Bridging the cultural gap

This summer I spent 5 weeks living in China learning Mandarin. At least, that was my job description. In truth, I spent 5 weeks making memories to last a lifetime, learning and using Mandarin to survive living in China, and formed relationships that I hope will stay with me for a long time.

As I immersed myself among the Chinese, I experienced quite a few “culture shocks.” I had come prepared for the smog, but not the intermittent drops of liquid that could fall from awnings and windows at any time. Nor for the relative lack of Western toilets and showers (although I guess I ought to have seen that coming)… Even more interesting was the flouting of the cultural “rules” that I did anticipate, such as overly modest clothing, minimal PDA and more English speakers. We had been warned that Chinese did not like short shorts, tank tops or flip flops, but I think the younger generation has gotten the best of the older norms and wants to wear what they choose. The frequent sightings of PDA were also shocking as that was something we had been told was highly frowned upon. Since we discovered that it was not, it became sort of a game for my classmates and I to point out all instances of PDA. It has also been interesting to see how many couples match clothing and/or accessories over here. Hygiene is also not as strict in Beijing as in the U.S. Babies pee through their slit pants on the streets while vendors sell even skinless fruits on these same streets. I do enjoy however the immense availability of fruit here, even though I didn’t buy any. There are some little differences that also come about because of a difference in resources. For example, toilet paper is not flushed here because the water pressure is not strong enough to handle it. Also, nobody drinks tap water; water is either boiled, filtered (if you’re lucky), or bought bottled. Another major cultural difference, this time between specifically my home area and Beijing, is how easily accessible everything is either by bus, subway or taxi. In those ways the city reminds me of New York and its transportation freedoms.

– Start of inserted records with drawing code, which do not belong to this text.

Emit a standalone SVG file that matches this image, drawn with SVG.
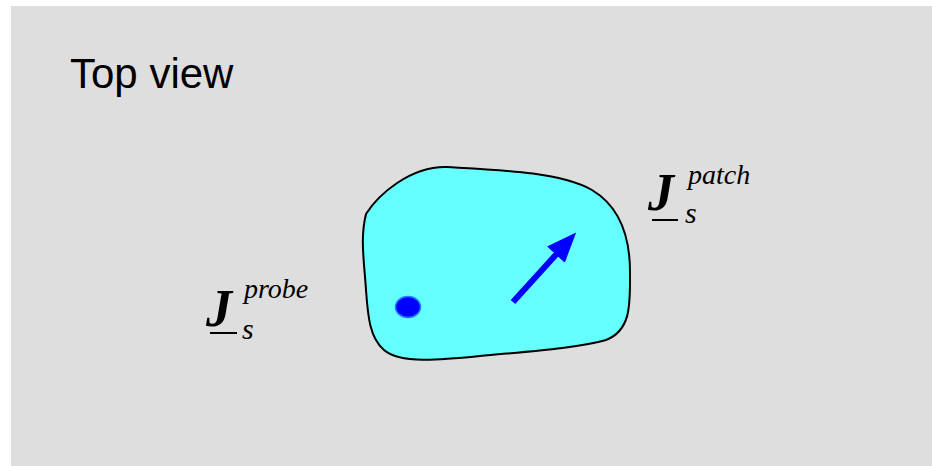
<svg xmlns="http://www.w3.org/2000/svg" width="932" height="466" viewBox="0 0 932 466">
<defs>
<style>
.title{font-family:"Liberation Sans",Arial,sans-serif;font-size:42px;fill:#000}
.J{font-family:"Liberation Serif","Times New Roman",serif;font-style:italic;font-weight:bold;font-size:52px;fill:#000}
.sub{font-family:"Liberation Serif","Times New Roman",serif;font-style:italic;font-size:30px;fill:#000}
.sup{font-family:"Liberation Serif","Times New Roman",serif;font-style:italic;font-size:28px;fill:#000}
.ul{stroke:#000;stroke-width:2}
</style>
<marker id="ah" markerWidth="5" markerHeight="5" refX="1.5" refY="2" orient="auto" markerUnits="strokeWidth" viewBox="0 0 5 4">
<path d="M0,0 L5,2 L0,4 Z" fill="#0000ff"/>
</marker>
</defs>
<rect x="11" y="6" width="921" height="460" fill="#dedede"/>
<text class="title" x="70" y="88">Top view</text>
<g id="patch">
<path d="M447,167 C500,170 560,172 592,190 C622,208 630,240 630,272 C630,302 632,330 606,340 C580,348 520,352 480,356 C440,360 400,364 384,350 C370,338 368,318 366,290 C364,260 360,238 366,214 C378,195 410,166 447,167 Z" fill="#66ffff" stroke="#000" stroke-width="2"/>
</g>
<g id="probe">
<ellipse cx="408" cy="307" rx="12.5" ry="10.5" fill="#0000ff" stroke="#2277ff" stroke-width="1.5"/>
</g>
<g id="connectors">
<line x1="513" y1="302" x2="562" y2="248" stroke="#0000ff" stroke-width="6" marker-end="url(#ah)"/>
</g>
<g id="label-probe">
<text class="J" x="206" y="326">J</text>
<line class="ul" x1="210" y1="333" x2="237" y2="333"/>
<text class="sub" x="242" y="339">s</text>
<text class="sup" x="244" y="298">probe</text>
</g>
<g id="label-patch">
<text class="J" x="648" y="210">J</text>
<line class="ul" x1="652" y1="220" x2="678" y2="220"/>
<text class="sub" x="685" y="223">s</text>
<text class="sup" x="688" y="184">patch</text>
</g>
</svg>
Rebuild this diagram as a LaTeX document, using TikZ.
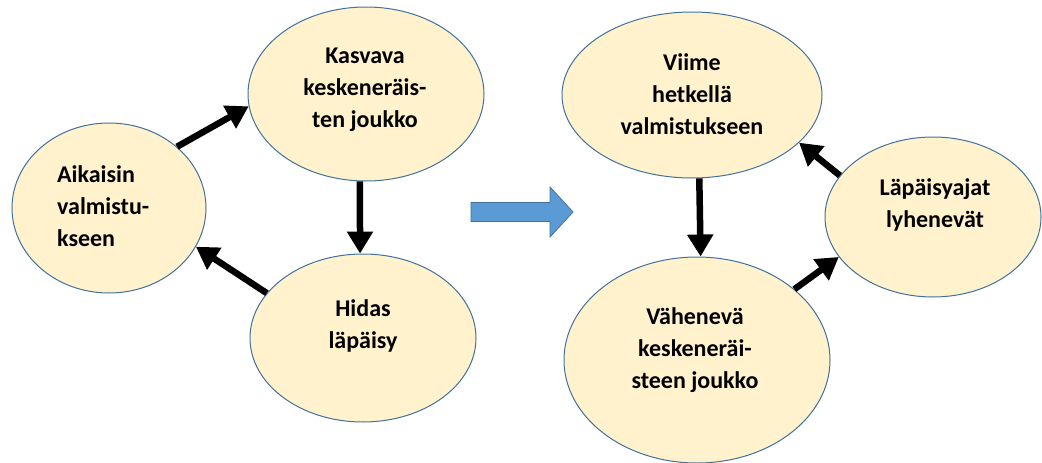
\documentclass[tikz,border=0pt]{standalone}
\usepackage{fontspec}
\setmainfont{Carlito}
\usetikzlibrary{arrows.meta,shapes.geometric}
\definecolor{bubblefill}{HTML}{FFF2CC}
\definecolor{bubbleline}{HTML}{41719C}
\definecolor{bigarrow}{HTML}{5B9BD5}
\definecolor{bigarrowline}{HTML}{41719C}
\tikzset{
  bubble/.style={ellipse, draw=bubbleline, line width=1pt, fill=bubblefill, inner sep=0pt},
  label text/.style={font=\fontsize{24pt}{32pt}\selectfont\bfseries, align=center, inner sep=0pt},
  flow/.style={line width=6.5pt, -{Triangle[length=22pt,width=25pt]}},
}
\begin{document}
\begin{tikzpicture}[x=1pt,y=-1pt]
\useasboundingbox (0,0) rectangle (1042,463);

% left cycle
\node[bubble, minimum width=194pt, minimum height=170pt] (A) at (109,208) {};
\node[bubble, minimum width=236pt, minimum height=174pt] (K) at (366,94) {};
\node[bubble, minimum width=226pt, minimum height=168pt] (H) at (363,338) {};

\node[label text, align=left, anchor=west] (At) at (57,206) {Aikaisin\\valmistu-\\kseen};
\node[label text] (Kt) at (365,90) {Kasvava\\keskeneräis-\\ten joukko};
\node[label text] (Ht) at (363,326) {Hidas\\läpäisy};

\draw[flow] (A.42) -- (K.186);
\draw[flow] (K.266) -- (H.92);
\draw[flow] (H.155) -- (A.336);

% transition arrow
\fill[bigarrow, draw=bigarrowline, line width=0.8pt]
  (471,202.5) -- (550,202.5) -- (550,187) -- (573,212) -- (550,237)
  -- (550,221.5) -- (471,221.5) -- cycle;

% right cycle
\node[bubble, minimum width=260pt, minimum height=166pt] (V) at (692,95) {};
\node[bubble, minimum width=216pt, minimum height=160pt] (L) at (933,217) {};
\node[bubble, minimum width=266pt, minimum height=206pt] (W) at (697,360) {};

\node[label text] (Vt) at (692,94) {Viime\\hetkellä\\valmistukseen};
\node[label text] (Lt) at (935,205) {Läpäisyajat\\lyhenevät};
\node[label text] (Wt) at (695,350) {Vähenevä\\keskeneräi-\\steen joukko};

\draw[flow] (V.275) -- (W.88);
\draw[flow] (L.156) -- (V.336);
\draw[flow] (W.36) -- (L.203);
\end{tikzpicture}
\end{document}
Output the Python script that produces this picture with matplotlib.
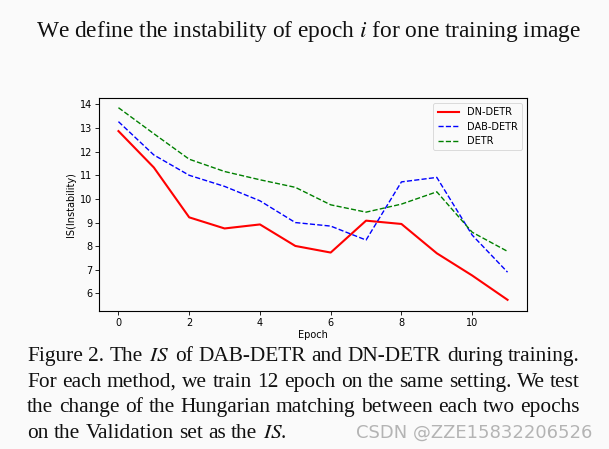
import matplotlib
matplotlib.use("Agg")
import matplotlib.pyplot as plt

epochs = list(range(12))
dn_detr = [12.87, 11.33, 9.22, 8.75, 8.92, 8.01, 7.73, 9.08, 8.94, 7.70, 6.76, 5.73]
dab_detr = [13.27, 11.86, 11.00, 10.53, 9.92, 9.00, 8.85, 8.26, 10.72, 10.91, 8.47, 6.90]
detr = [13.86, 12.76, 11.68, 11.16, 10.81, 10.49, 9.75, 9.44, 9.78, 10.30, 8.59, 7.78]
yticks = [6, 7, 8, 9, 10, 11, 12, 13, 14]
xticks = [0, 2, 4, 6, 8, 10]

plt.rcParams['mathtext.fontset'] = 'stix'
bg = '#fafafa'
W, H = 609, 449
fig = plt.figure(figsize=(W / 100, H / 100), dpi=100, facecolor=bg)

fig.text(309/W, 1 - 31/H, r"We define the instability of epoch $i$ for one training image",
         ha='center', va='center', fontsize=16.8, family='Liberation Serif', color='#111111')

ax = fig.add_axes([99/W, 1 - 310.7/H, 428/W, 212.7/H])
ax.set_facecolor(bg)
ax.plot(epochs, dn_detr, color='red', lw=1.5, label='DN-DETR')
ax.plot(epochs, dab_detr, color='blue', lw=1.0, ls='--', label='DAB-DETR')
ax.plot(epochs, detr, color='green', lw=1.0, ls='--', label='DETR')
ax.set_xticks(xticks)
ax.set_yticks(yticks)
ax.set_xlim(-0.55, 11.55)
ax.set_ylim(5.27, 14.27)
ax.tick_params(labelsize=7, length=3, width=0.6, pad=2)
for s in ax.spines.values():
    s.set_linewidth(0.8)
ax.set_xlabel('Epoch', fontsize=7, labelpad=1.5)
ax.set_ylabel('IS(Instability)', fontsize=7, labelpad=3)
leg = ax.legend(loc='upper right', fontsize=7, frameon=True, handlelength=2.2,
                borderpad=0.45, labelspacing=0.45, handletextpad=0.8)
leg.get_frame().set_facecolor(bg)
leg.get_frame().set_linewidth(0.6)

lines = [r"Figure 2. The $IS$ of DAB-DETR and DN-DETR during training.",
         r"For each method, we train 12 epoch on the same setting. We test",
         r"the change of the Hungarian matching between each two epochs",
         r"on the Validation set as the $IS$."]
ys = [361, 387, 412, 438]
fs = 15.4
x0, x1 = 27, 580
renderer = fig.canvas.get_renderer()
sp_obj = fig.text(0, 0, 'a a', fontsize=fs, family='Liberation Serif')
aa = fig.text(0, 0, 'aa', fontsize=fs, family='Liberation Serif')
space = sp_obj.get_window_extent(renderer).width - aa.get_window_extent(renderer).width
sp_obj.remove(); aa.remove()
for i, (t, y) in enumerate(zip(lines, ys)):
    words = t.split(' ')
    objs = [fig.text(0, 1 - y/H, w, ha='left', va='baseline', fontsize=fs,
                     family='Liberation Serif', color='#111111') for w in words]
    widths = [o.get_window_extent(renderer).width for o in objs]
    if i < len(lines) - 1:
        gap = (x1 - x0 - sum(widths)) / (len(words) - 1)
    else:
        gap = space
    x = x0
    for o, w in zip(objs, widths):
        o.set_x(x / W)
        x += w + gap

fig.text(592/W, 1 - 433/H, "CSDN @ZZE15832206526", ha='right', va='center',
         fontsize=13, family='DejaVu Sans', color='#b4b4b4')

fig.savefig('out.png', dpi=100, facecolor=bg)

Aside from the differences I saw culturally between China and the US, because my classmates and I came from all over the states, we had some interesting differences as well. I anticipated all my northern Phillips Academy classmates to not say y’all but I wasn’t aware that chocos (a popular sandal like the original Teva) is popular/heard of only in the south.

Regardless of these differences, Beijing really grew on me. I don’t think I’ll ever fully “embrace” the ever present smog, but I surely embraced most of the differences. And the differences between us didn’t keep my classmates and I from getting really close. I guess you could say we’re closing the gaps, one adventure at a time.